Poseidon's Gold
- First edition
- Author: Lindsey Davis
- Language: English
- Series: Marcus Didius Falco
- Genre: Historical mystery crime novel
- Publisher: Century
- Publication date: 1993
- Publication place: United Kingdom
- Media type: Print (hardback and paperback)
- Pages: 336 pp
- ISBN: 0-71-265831-9
- OCLC: 227274016
- Preceded by: The Iron Hand of Mars
- Followed by: Last Act in Palmyra

= Poseidon's Gold =

1993 novel by Lindsey Davis

Poseidon's Gold is a 1993 historical mystery crime novel by Lindsey Davis and the fifth instalment of the Marcus Didius Falco Mysteries series. Set in Rome during AD 72, the novel stars Marcus Didius Falco, informer and imperial agent. The gold in the title refers to the treasure, taken by Falco's brother Festus for one of Festus' wild schemes and which now appears to have gone down with the ship, returning to Poseidon.

== Plot summary ==

In Poseidon's Gold, Falco returns from a six-month mission to Germania Libera, only to become embroiled in the after-effects of a scam by his now-deceased, older brother Festus. The story recounts shipping scams, crooked antiques auctions, and hired thugs, all while Falco is trying to clear his family's name and sort out Festus' business dealings.

== Characters==

=== Main characters ===
- Decimus Camillus Verus – Senatorial father of Helena Justina.
- Helena Justina – Daughter of the Senator Decimus Camillus Verus
- Julia Justa – Wife of Decimus Camillus Verus and mother of Helena
- Junilla Tacita – Mother of Falco
- Lucius Petronius Longus – Investigator for the vigiles and friend of Falco
- Marcus Didius Favonius (aka Geminus) – Auctioneer and Father of Falco
- Marcus Didius Falco – Informer and Imperial Agent from the Aventine.

=== Other characters ===
- Anacrites – Imperial spy
- Apollonius – An ex-geometry teacher
- Cocceius – Auctioneer
- Domitian Caesar – Youngest son of the Emperor
- Epimandos – A waiter
- Lenia – A Laundress
- Manilus – A painter
- Marponius – A trial judge and encyclopaedia salesman
- Orontes Mediolanus – A sculptor
- Rubina – An artist's model
- Varga – A painter

== Major themes ==

- Investigation into the murky business dealings of Marcus Didius Festus and the fight to clear the family name.
- Developing relationship of Marcus Didius Falco and Helena Justina.

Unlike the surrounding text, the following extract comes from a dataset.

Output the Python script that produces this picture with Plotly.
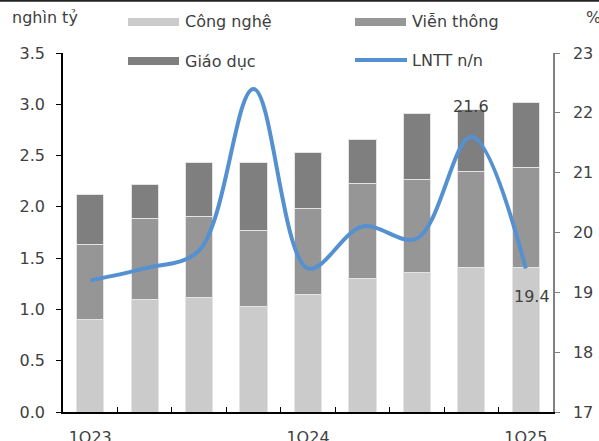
import plotly.graph_objects as go

# Quarterly data
quarters = ["1Q23", "2Q23", "3Q23", "4Q23", "1Q24", "2Q24", "3Q24", "4Q24", "1Q25"]
tick_text = ["1Q23", "", "", "", "1Q24", "", "", "", "1Q25"]
cong_nghe = [0.90, 1.10, 1.12, 1.03, 1.15, 1.30, 1.36, 1.41, 1.41]
vien_thong = [0.73, 0.79, 0.79, 0.74, 0.83, 0.93, 0.91, 0.93, 0.97]
giao_duc = [0.49, 0.33, 0.52, 0.66, 0.55, 0.43, 0.64, 0.61, 0.64]
lntt_yoy = [19.2, 19.4, 19.7, 22.4, 19.4, 20.1, 19.9, 21.6, 19.4]
left_ticks = [0.0, 0.5, 1.0, 1.5, 2.0, 2.5, 3.0, 3.5]
right_ticks = [17, 18, 19, 20, 21, 22, 23]

FONT = "DejaVu Sans"
TXT = "#404040"
W, H = 599, 441
L, R, T, B = 63, 46, 53, 29
PW, PH = W - L - R, H - T - B


def px(x):
    return (x - L) / PW


def py(y):
    return (H - B - y) / PH


colors = {"Công nghệ": "#cbcbcb", "Viễn thông": "#969696", "Giáo dục": "#7f7f7f"}
line_color = "#5591d1"

fig = go.Figure()
for name, vals in [("Công nghệ", cong_nghe), ("Viễn thông", vien_thong), ("Giáo dục", giao_duc)]:
    fig.add_trace(go.Bar(
        x=quarters, y=vals, name=name, width=0.5,
        marker=dict(color=colors[name], line=dict(color="#e4e4e4", width=1)),
        showlegend=False,
    ))

fig.add_trace(go.Scatter(
    x=quarters, y=lntt_yoy, name="LNTT n/n", yaxis="y2", mode="lines",
    line=dict(color=line_color, width=4, shape="spline", smoothing=1.0),
    showlegend=False,
))

# value labels on the last two points of the line
fig.add_annotation(x=quarters[7], y=lntt_yoy[7], yref="y2", text=f"{lntt_yoy[7]:.1f}",
                   showarrow=False, yshift=30, font=dict(family=FONT, size=16, color=TXT))
fig.add_annotation(x=quarters[8], y=lntt_yoy[8], yref="y2", text=f"{lntt_yoy[8]:.1f}",
                   showarrow=False, yshift=-28, xshift=6, font=dict(family=FONT, size=16, color=TXT))

# legend drawn as swatches + labels in a 2x2 grid
legend_items = [
    ("Công nghệ", 128, 22, "bar"),
    ("Viễn thông", 355, 22, "bar"),
    ("Giáo dục", 128, 61, "bar"),
    ("LNTT n/n", 355, 60, "line"),
]
shapes = []
for name, x0, yc, kind in legend_items:
    if kind == "bar":
        shapes.append(dict(type="rect", xref="paper", yref="paper",
                           x0=px(x0), x1=px(x0 + 51), y0=py(yc - 4), y1=py(yc + 4),
                           fillcolor=colors[name], line=dict(width=0)))
    else:
        shapes.append(dict(type="line", xref="paper", yref="paper",
                           x0=px(x0), x1=px(x0 + 52), y0=py(yc), y1=py(yc),
                           line=dict(color=line_color, width=4)))
    fig.add_annotation(xref="paper", yref="paper", x=px(x0 + 55), y=py(yc), text=name,
                       showarrow=False, xanchor="left", yanchor="middle",
                       font=dict(family=FONT, size=16, color=TXT))

# unit labels
fig.add_annotation(xref="paper", yref="paper", x=px(10), y=py(18), text="nghìn tỷ",
                   showarrow=False, xanchor="left", yanchor="middle",
                   font=dict(family=FONT, size=16, color=TXT))
fig.add_annotation(xref="paper", yref="paper", x=px(584), y=py(18), text="%",
                   showarrow=False, xanchor="left", yanchor="middle",
                   font=dict(family=FONT, size=16, color=TXT))

# thin frame line along the top edge
shapes.append(dict(type="line", xref="paper", yref="paper", x0=px(0), x1=px(W),
                   y0=py(0.8), y1=py(0.8), line=dict(color="#222222", width=2)))

fig.update_layout(
    width=W, height=H, barmode="stack",
    margin=dict(l=L, r=R, t=T, b=B, autoexpand=False),
    paper_bgcolor="white", plot_bgcolor="white",
    showlegend=False, shapes=shapes,
    font=dict(family=FONT, size=16, color=TXT),
    xaxis=dict(
        type="category", tickmode="array", tickvals=quarters, ticktext=tick_text,
        tickson="boundaries", ticks="inside", ticklen=5, tickcolor="#000000",
        showline=True, linecolor="#000000", linewidth=1.5, showgrid=False,
        ticklabelstandoff=10, tickfont=dict(family=FONT, size=16, color=TXT),
        range=[-0.5, 8.5], automargin=False,
    ),
    yaxis=dict(
        range=[0, 3.5], tickmode="array", tickvals=left_ticks, tickformat=".1f",
        ticks="outside", ticklen=5, tickcolor="#000000",
        showline=True, linecolor="#000000", linewidth=1.5, showgrid=False,
        zeroline=False, ticklabelstandoff=8, automargin=False,
        tickfont=dict(family=FONT, size=16, color=TXT),
    ),
    yaxis2=dict(
        range=[17, 23], overlaying="y", side="right", tickmode="array", tickvals=right_ticks,
        ticks="outside", ticklen=5, tickcolor="#808080",
        showline=True, linecolor="#808080", linewidth=1.5, showgrid=False,
        zeroline=False, ticklabelstandoff=10, automargin=False,
        tickfont=dict(family=FONT, size=16, color=TXT),
    ),
)

fig.write_html("out.html")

== Allusions/references to actual history, geography and current science ==
- Set in Rome in AD 72, during the reign of Emperor Vespasian.

== Allusions/references to other works ==
- The novel ends on a somewhat elaborate joke. The Judean slaves attempt to send Falco on a quest to recover a missing artefact. At first, Falco is afraid that they want him to raid the treasures brought back after the conquest. However, they then tell Falco that they want him to look for a "Lost Ark". Falco demurs, and says someone who is more of a daredevil than he would have to perform that particular quest, alluding to Indiana Jones and the Raiders of the Lost Ark.

== Publication details ==
- 1993, UK, Century Hardback (out of print)
- 1994, UK, Arrow, Paperback ISBN 0-09-983190-2
- 1995, US, Crown/Ballantine ISBN 0-345-38025-8
- 1999, UK, Arrow, Paperback ISBN 0-7126-8018-7 (as part of single-volume omnibus edition, Falco on his Metal, with Venus in Copper and The Iron Hand of Mars)

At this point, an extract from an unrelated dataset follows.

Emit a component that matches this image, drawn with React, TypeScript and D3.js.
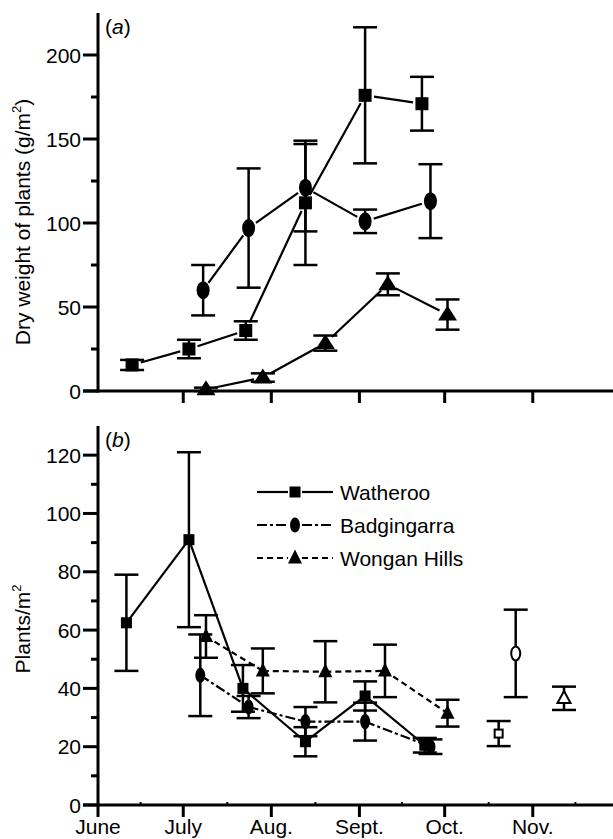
import React, { useRef, useEffect } from 'react';
import * as d3 from 'd3';

const YEAR = 1995;
const monthLabels = ["June", "July", "Aug.", "Sept.", "Oct.", "Nov."];
const monthStarts = ["06-01", "07-01", "08-01", "09-01", "10-01", "11-01"];

// (a) dry weight of plants, g/m2 (mean and error)
const dryWatheroo = [
  { date: "06-13", mean: 15.5, err: 3 },
  { date: "07-03", mean: 25, err: 5.5 },
  { date: "07-23", mean: 36, err: 5.5 },
  { date: "08-13", mean: 112, err: 37 },
  { date: "09-03", mean: 176, err: 40.5 },
  { date: "09-23", mean: 171, err: 16 },
];
const dryBadgingarra = [
  { date: "07-08", mean: 60, err: 15 },
  { date: "07-24", mean: 97, err: 35.5 },
  { date: "08-13", mean: 121, err: 26 },
  { date: "09-03", mean: 101, err: 7 },
  { date: "09-26", mean: 113, err: 22 },
];
const dryWongan = [
  { date: "07-09", mean: 1, err: 1 },
  { date: "07-29", mean: 8, err: 2.5 },
  { date: "08-20", mean: 28.5, err: 4.5 },
  { date: "09-11", mean: 63.5, err: 6.5 },
  { date: "10-02", mean: 45.5, err: 9 },
];

// (b) plant density, plants/m2
const densWatheroo = [
  { date: "06-11", mean: 62.5, err: 16.5 },
  { date: "07-03", mean: 91, err: 30 },
  { date: "07-22", mean: 40, err: 8 },
  { date: "08-13", mean: 21.7, err: 5 },
  { date: "09-03", mean: 37.4, err: 5 },
  { date: "09-24", mean: 20.5, err: 2.5 },
];
const densBadgingarra = [
  { date: "07-07", mean: 44.5, err: 14 },
  { date: "07-24", mean: 33.6, err: 3.8 },
  { date: "08-13", mean: 28.6, err: 5 },
  { date: "09-03", mean: 28.6, err: 6.5 },
  { date: "09-26", mean: 20, err: 2.5 },
];
const densWongan = [
  { date: "07-09", mean: 57.8, err: 7.3 },
  { date: "07-29", mean: 46, err: 7.7 },
  { date: "08-20", mean: 45.7, err: 10.5 },
  { date: "09-10", mean: 46, err: 9 },
  { date: "10-02", mean: 31.5, err: 4.6 },
];
// separate (unconnected) open-symbol samples
const densLateWatheroo = [{ date: "10-20", mean: 24.5, err: 4.3 }];
const densLateBadgingarra = [{ date: "10-26", mean: 52, err: 15 }];
const densLateWongan = [{ date: "11-12", mean: 36.6, err: 4 }];

const legendNames = ["Watheroo", "Badgingarra", "Wongan Hills"];

const FONT = "'Liberation Sans', Arial, Helvetica, sans-serif";

const App = () => {
  const svgRef = useRef(null);
  const width = 613;
  const height = 839;

  useEffect(() => {
    const svg = d3.select(svgRef.current);
    svg.selectAll("*").remove();

    const parse = d3.timeParse("%Y-%m-%d");
    const day = (s: string) => parse(`${YEAR}-${s}`) as Date;
    const x = d3.scaleTime().domain([day("06-01"), day("12-01")]).range([98, 618]);

    const dashes = { solid: null, dashdot: "10,3,3,3", dashed: "6,4" };

    // draw one marker
    const marker = (g, shape, cx, cy, s, open) => {
      const fill = open ? "#fff" : "#000";
      const sw = open ? 2 : 0;
      if (shape === "square") {
        g.append("rect").attr("x", cx - s.sq / 2).attr("y", cy - s.sq / 2)
          .attr("width", s.sq).attr("height", s.sq)
          .attr("fill", fill).attr("stroke", "#000").attr("stroke-width", sw);
      } else if (shape === "ellipse") {
        g.append("ellipse").attr("cx", cx).attr("cy", cy).attr("rx", s.rx).attr("ry", s.ry)
          .attr("fill", fill).attr("stroke", "#000").attr("stroke-width", sw);
      } else {
        const p = d3.path();
        p.moveTo(cx, cy - s.th * 0.6);
        p.lineTo(cx + s.tw / 2, cy + s.th * 0.4);
        p.lineTo(cx - s.tw / 2, cy + s.th * 0.4);
        p.closePath();
        g.append("path").attr("d", p.toString())
          .attr("fill", fill).attr("stroke", "#000").attr("stroke-width", sw)
          .attr("stroke-linejoin", "miter");
      }
    };

    const errorBars = (g, data, y, cap) => {
      data.forEach(d => {
        const cx = x(day(d.date));
        const y1 = y(d.mean + d.err);
        const y2 = y(d.mean - d.err);
        g.append("line").attr("x1", cx).attr("x2", cx).attr("y1", y1).attr("y2", y2);
        g.append("line").attr("x1", cx - cap / 2).attr("x2", cx + cap / 2).attr("y1", y1).attr("y2", y1);
        g.append("line").attr("x1", cx - cap / 2).attr("x2", cx + cap / 2).attr("y1", y2).attr("y2", y2);
      });
    };

    const connect = (g, data, y, dash, trim) => {
      const pts = data.map(d => [x(day(d.date)), y(d.mean)]);
      for (let i = 0; i < pts.length - 1; i++) {
        const [x1, y1] = pts[i];
        const [x2, y2] = pts[i + 1];
        const len = Math.hypot(x2 - x1, y2 - y1);
        const ux = (x2 - x1) / len, uy = (y2 - y1) / len;
        g.append("line")
          .attr("x1", x1 + ux * trim).attr("y1", y1 + uy * trim)
          .attr("x2", x2 - ux * trim).attr("y2", y2 - uy * trim)
          .attr("stroke-dasharray", dash);
      }
    };

    const panels = [
      {
        tag: "a",
        y: d3.scaleLinear().domain([0, 225]).range([391, 13]),
        major: [0, 50, 100, 150, 200],
        minor: [25, 75, 125, 175],
        title: ["Dry weight of plants (g/m", "2", ")"],
        titleY: 222,
        labels: false,
        trim: 9,
        size: { sq: 13, rx: 6.5, ry: 9, tw: 19, th: 15 },
        series: [
          { data: dryWatheroo, shape: "square", dash: dashes.solid },
          { data: dryBadgingarra, shape: "ellipse", dash: dashes.solid },
          { data: dryWongan, shape: "triangle", dash: dashes.solid },
        ],
        late: [],
      },
      {
        tag: "b",
        y: d3.scaleLinear().domain([0, 130]).range([805, 426]),
        major: [0, 20, 40, 60, 80, 100, 120],
        minor: [10, 30, 50, 70, 90, 110],
        title: ["Plants/m", "2", ""],
        titleY: 629,
        labels: true,
        trim: 0,
        size: { sq: 11, rx: 5, ry: 7.5, tw: 14, th: 14 },
        series: [
          { data: densWatheroo, shape: "square", dash: dashes.solid },
          { data: densBadgingarra, shape: "ellipse", dash: dashes.dashdot },
          { data: densWongan, shape: "triangle", dash: dashes.dashed },
        ],
        late: [
          { data: densLateWatheroo, shape: "square", size: { sq: 8 } },
          { data: densLateBadgingarra, shape: "ellipse", size: { rx: 4.5, ry: 7 } },
          { data: densLateWongan, shape: "triangle", size: { tw: 13, th: 12 } },
        ],
      },
    ];

    panels.forEach(p => {
      const y = p.y;
      const y0 = y(0);
      const g = svg.append("g");

      // axes
      const ax = g.append("g").attr("stroke", "#000").attr("stroke-width", 3).attr("fill", "none");
      ax.append("line").attr("x1", 98).attr("x2", 98).attr("y1", y.range()[1]).attr("y2", y0 + 1.5);
      ax.append("line").attr("x1", 83).attr("x2", 613).attr("y1", y0).attr("y2", y0);
      p.major.forEach(v => {
        ax.append("line").attr("x1", 83).attr("x2", 98).attr("y1", y(v)).attr("y2", y(v));
      });
      p.minor.forEach(v => {
        ax.append("line").attr("x1", 91).attr("x2", 98).attr("y1", y(v)).attr("y2", y(v));
      });
      monthStarts.forEach((m, i) => {
        if (i === 0 && !p.labels) return;
        const mx = x(day(m));
        ax.append("line").attr("x1", mx).attr("x2", mx).attr("y1", y0).attr("y2", y0 + 12);
        if (p.labels) {
          // small inward tick half way through each month
          const next = i < monthStarts.length - 1 ? x(day(monthStarts[i + 1])) : x.range()[1];
          const mid = (mx + next) / 2;
          ax.append("line").attr("x1", mid).attr("x2", mid).attr("y1", y0).attr("y2", y0 - 3)
            .attr("stroke-width", 2);
        }
      });

      const tl = g.append("g").attr("font-family", FONT).attr("font-size", 21).attr("fill", "#000");
      p.major.forEach(v => {
        tl.append("text").attr("x", 81).attr("y", y(v)).attr("dy", "0.36em")
          .attr("text-anchor", "end").text(v);
      });
      if (p.labels) {
        monthLabels.forEach((m, i) => {
          tl.append("text").attr("x", x(day(monthStarts[i]))).attr("y", y0 + 29)
            .attr("text-anchor", "middle").text(m);
        });
      }
      // axis title
      const t = tl.append("text")
        .attr("transform", `translate(30,${p.titleY}) rotate(-90)`)
        .attr("text-anchor", "middle");
      t.append("tspan").text(p.title[0]);
      t.append("tspan").attr("font-size", 13).attr("dy", -9).text(p.title[1]);
      if (p.title[2]) t.append("tspan").attr("dy", 9).text(p.title[2]);

      // panel tag
      const tag = tl.append("text").attr("x", 105).attr("y", y.range()[1] + 21);
      tag.append("tspan").text("(");
      tag.append("tspan").attr("font-style", "italic").text(p.tag);
      tag.append("tspan").text(")");

      // error bars
      const eg = g.append("g").attr("stroke", "#000").attr("stroke-width", 2.5);
      p.series.forEach(s => errorBars(eg, s.data, y, 24));
      p.late.forEach(s => errorBars(eg, s.data, y, 24));

      // lines
      const lg = g.append("g").attr("stroke", "#000").attr("stroke-width", 2.2).attr("fill", "none");
      p.series.forEach(s => connect(lg, s.data, y, s.dash, p.trim));

      // markers
      const mg = g.append("g");
      p.series.forEach(s => s.data.forEach(d => marker(mg, s.shape, x(day(d.date)), y(d.mean), p.size, false)));
      p.late.forEach(s => s.data.forEach(d => marker(mg, s.shape, x(day(d.date)), y(d.mean), s.size, true)));

      // legend in panel (b)
      if (p.labels) {
        const lgd = g.append("g");
        p.series.forEach((s, i) => {
          const ly = 492 + i * 33;
          lgd.append("line").attr("x1", 257).attr("x2", 288).attr("y1", ly).attr("y2", ly)
            .attr("stroke", "#000").attr("stroke-width", 2.2).attr("stroke-dasharray", s.dash);
          lgd.append("line").attr("x1", 302).attr("x2", 333).attr("y1", ly).attr("y2", ly)
            .attr("stroke", "#000").attr("stroke-width", 2.2).attr("stroke-dasharray", s.dash);
          marker(lgd, s.shape, 295, ly, p.size, false);
          lgd.append("text").attr("x", 340).attr("y", ly).attr("dy", "0.36em")
            .attr("font-family", FONT).attr("font-size", 21).text(legendNames[i]);
        });
      }
    });
  }, []);

  return (
    <svg ref={svgRef} width={width} height={height}
      style={{ position: "absolute", left: 0, top: 0, background: "#fff" }} />
  );
};

export default App;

== Adaptations in other media ==
- BBC Radio 4 starring Anton Lesser and Anna Madeley, in May 2009. Unlike previous Radio 4 dramatisations of novels from the Falco series (in four or six half-hour episodes), this adaptation was broadcast as ten 15-minute episodes as the Woman's Hour Drama. This instalment added Trevor Peacock to the recurring cast, as Geminus.